You can never lose your salvation if you are a believer in Jesus Christ because there is no condemnation for those who are in Christ Jesus. Here is the great good news of the gospel: What God demands, he supplies. He demands a perfect sacrifice for sin, and he provided that sacrifice in the death of his Son. Listen to me carefully. If a child of God ever goes to hell, God will be a liar because God has said there is therefore now no condemnation for those who are in Christ Jesus.
2. You are internally free.
You’re not bound any more. God doesn’t have you on a performance standard in order to earn his grace. His grace is a gift, freely given.
3. You are positionally perfect.
When God looks at you, he sees Jesus Christ, and he credits you with all that is said about his Son. Who is it that is not condemned? Those who are “in” Christ Jesus. When it comes to salvation, there are only two places you can be. You’re either outside of Christ or you’re in Christ. You are either outside of Jesus Christ and on your own, or you are in Christ and you are saved.
If you are outside of Christ, you are condemned already. If you are in Christ, you are not condemned. If you are outside of Christ, judgment is still in front of you in the future. But if you are in Christ, your judgment is behind you, in the past. That’s why there can be no condemnation if you’re in Christ. You’ve already been judged. You trusted Christ by his death on the cross took the judgment meant for you.
Are you in Christ?

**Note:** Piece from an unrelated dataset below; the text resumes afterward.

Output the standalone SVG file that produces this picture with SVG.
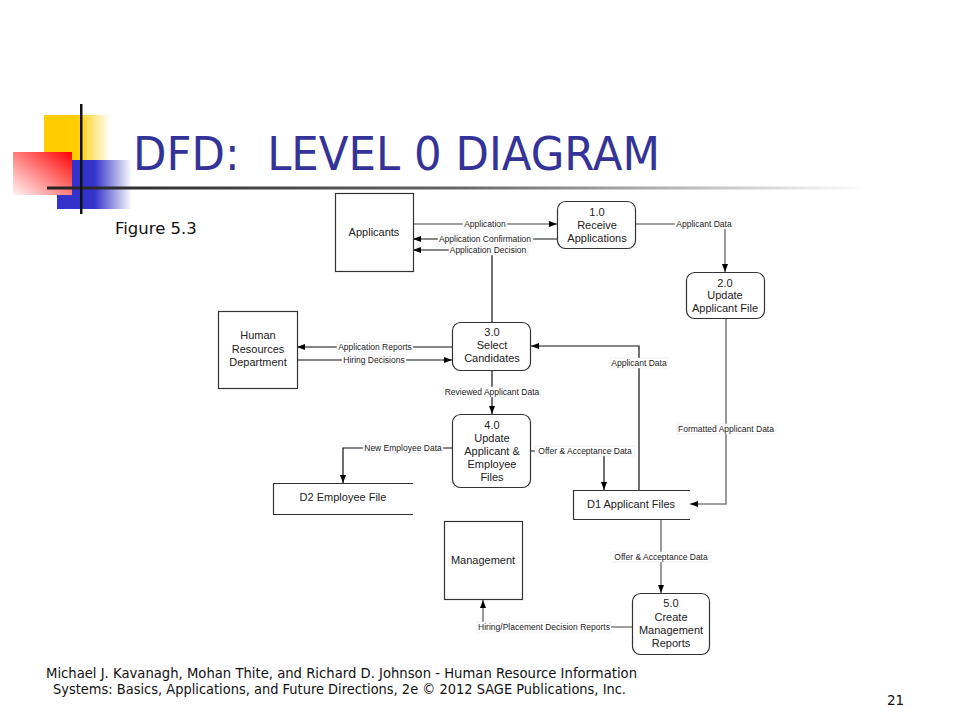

Where are you right now? Are you outside of Christ and lost or are you in Christ and safe? I urge you with all of my heart, with every fibre of my being, if you are not sure, if you do not know where you stand, run to Jesus Christ and embrace the cross. If you are outside of Christ, come by faith to Jesus. When you come, you will discover the most liberating truth in the world—that in Christ there is no condemnation.